Work to be completed →
From the records below, please print only the lines from the one containing "Emit a Python" through the one containing "y_min, y_max = -4, 11", both included. Skip the pictures.

Exercise inputs →
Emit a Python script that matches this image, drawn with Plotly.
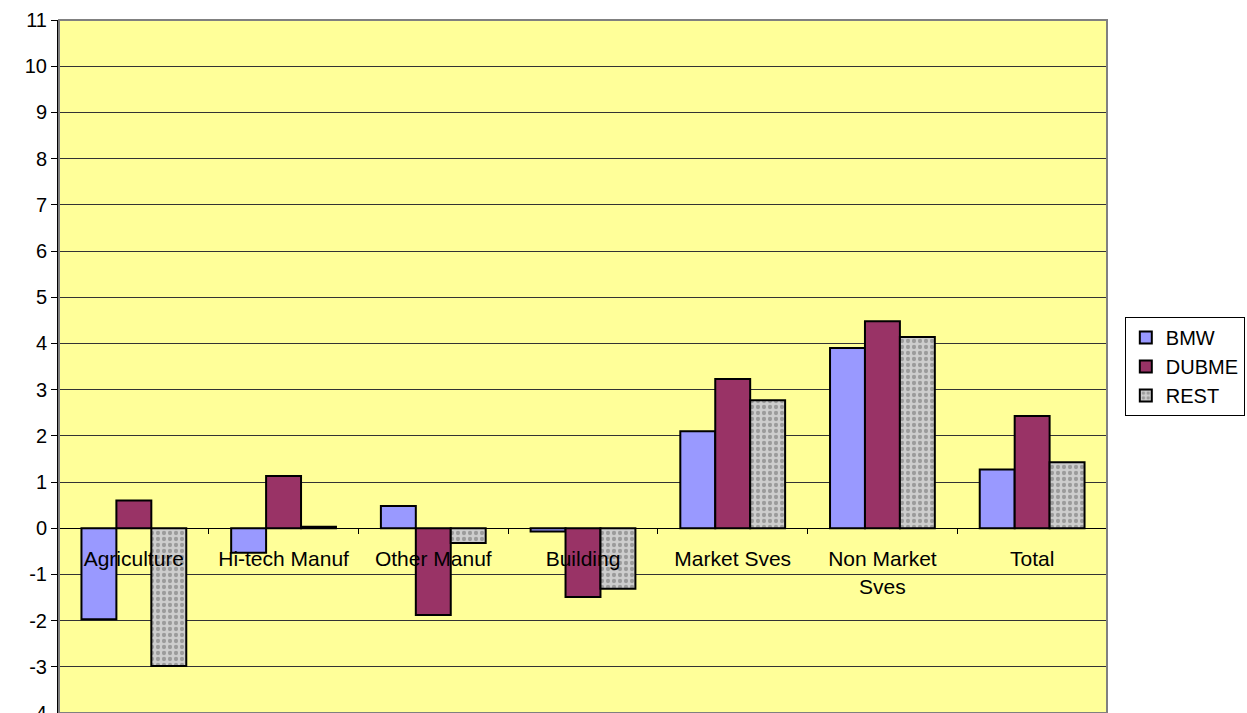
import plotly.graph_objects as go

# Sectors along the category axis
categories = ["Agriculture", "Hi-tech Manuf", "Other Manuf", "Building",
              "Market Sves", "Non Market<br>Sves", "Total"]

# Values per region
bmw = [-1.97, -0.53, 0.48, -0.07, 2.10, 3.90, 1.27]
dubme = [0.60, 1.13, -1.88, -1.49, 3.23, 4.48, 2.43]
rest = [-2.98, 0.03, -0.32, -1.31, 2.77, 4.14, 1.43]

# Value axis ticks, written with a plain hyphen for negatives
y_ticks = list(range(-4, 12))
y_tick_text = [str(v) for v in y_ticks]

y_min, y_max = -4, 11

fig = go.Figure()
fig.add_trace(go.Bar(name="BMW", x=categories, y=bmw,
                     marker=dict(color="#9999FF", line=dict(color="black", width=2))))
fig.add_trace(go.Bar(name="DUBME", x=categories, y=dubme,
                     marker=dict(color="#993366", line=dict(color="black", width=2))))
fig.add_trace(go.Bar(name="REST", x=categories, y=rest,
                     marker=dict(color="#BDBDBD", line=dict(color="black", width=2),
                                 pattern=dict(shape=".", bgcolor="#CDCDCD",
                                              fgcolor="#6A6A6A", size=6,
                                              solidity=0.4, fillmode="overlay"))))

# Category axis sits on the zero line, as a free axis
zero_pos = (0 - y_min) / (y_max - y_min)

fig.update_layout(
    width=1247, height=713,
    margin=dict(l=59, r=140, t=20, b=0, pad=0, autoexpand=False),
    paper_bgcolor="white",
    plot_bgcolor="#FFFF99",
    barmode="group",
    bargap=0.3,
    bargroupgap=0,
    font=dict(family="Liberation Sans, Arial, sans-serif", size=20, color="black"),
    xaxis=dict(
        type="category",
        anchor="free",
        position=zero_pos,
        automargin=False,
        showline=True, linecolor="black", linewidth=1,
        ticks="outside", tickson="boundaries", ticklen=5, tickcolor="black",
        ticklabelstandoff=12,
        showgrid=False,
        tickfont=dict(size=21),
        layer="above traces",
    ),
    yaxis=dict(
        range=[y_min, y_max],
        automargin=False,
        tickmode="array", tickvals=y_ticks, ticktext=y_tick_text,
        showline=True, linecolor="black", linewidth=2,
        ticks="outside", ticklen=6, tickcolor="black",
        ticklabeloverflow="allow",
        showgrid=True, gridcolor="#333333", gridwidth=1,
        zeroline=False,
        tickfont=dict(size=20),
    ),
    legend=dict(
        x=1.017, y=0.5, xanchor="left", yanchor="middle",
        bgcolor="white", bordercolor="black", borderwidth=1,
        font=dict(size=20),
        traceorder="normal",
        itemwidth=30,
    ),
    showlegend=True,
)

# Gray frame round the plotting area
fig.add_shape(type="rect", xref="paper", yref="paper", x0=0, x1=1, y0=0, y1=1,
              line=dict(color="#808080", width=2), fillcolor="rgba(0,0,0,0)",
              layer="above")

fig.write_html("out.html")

--

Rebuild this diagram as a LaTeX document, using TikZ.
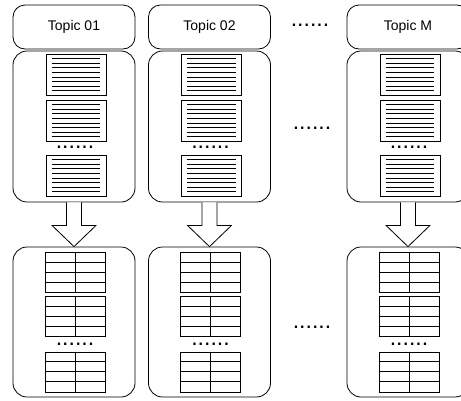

Response to the task →
Emit a Python script that matches this image, drawn with Plotly.
import plotly.graph_objects as go

# Sectors along the category axis
categories = ["Agriculture", "Hi-tech Manuf", "Other Manuf", "Building",
              "Market Sves", "Non Market<br>Sves", "Total"]

# Values per region
bmw = [-1.97, -0.53, 0.48, -0.07, 2.10, 3.90, 1.27]
dubme = [0.60, 1.13, -1.88, -1.49, 3.23, 4.48, 2.43]
rest = [-2.98, 0.03, -0.32, -1.31, 2.77, 4.14, 1.43]

# Value axis ticks, written with a plain hyphen for negatives
y_ticks = list(range(-4, 12))
y_tick_text = [str(v) for v in y_ticks]

y_min, y_max = -4, 11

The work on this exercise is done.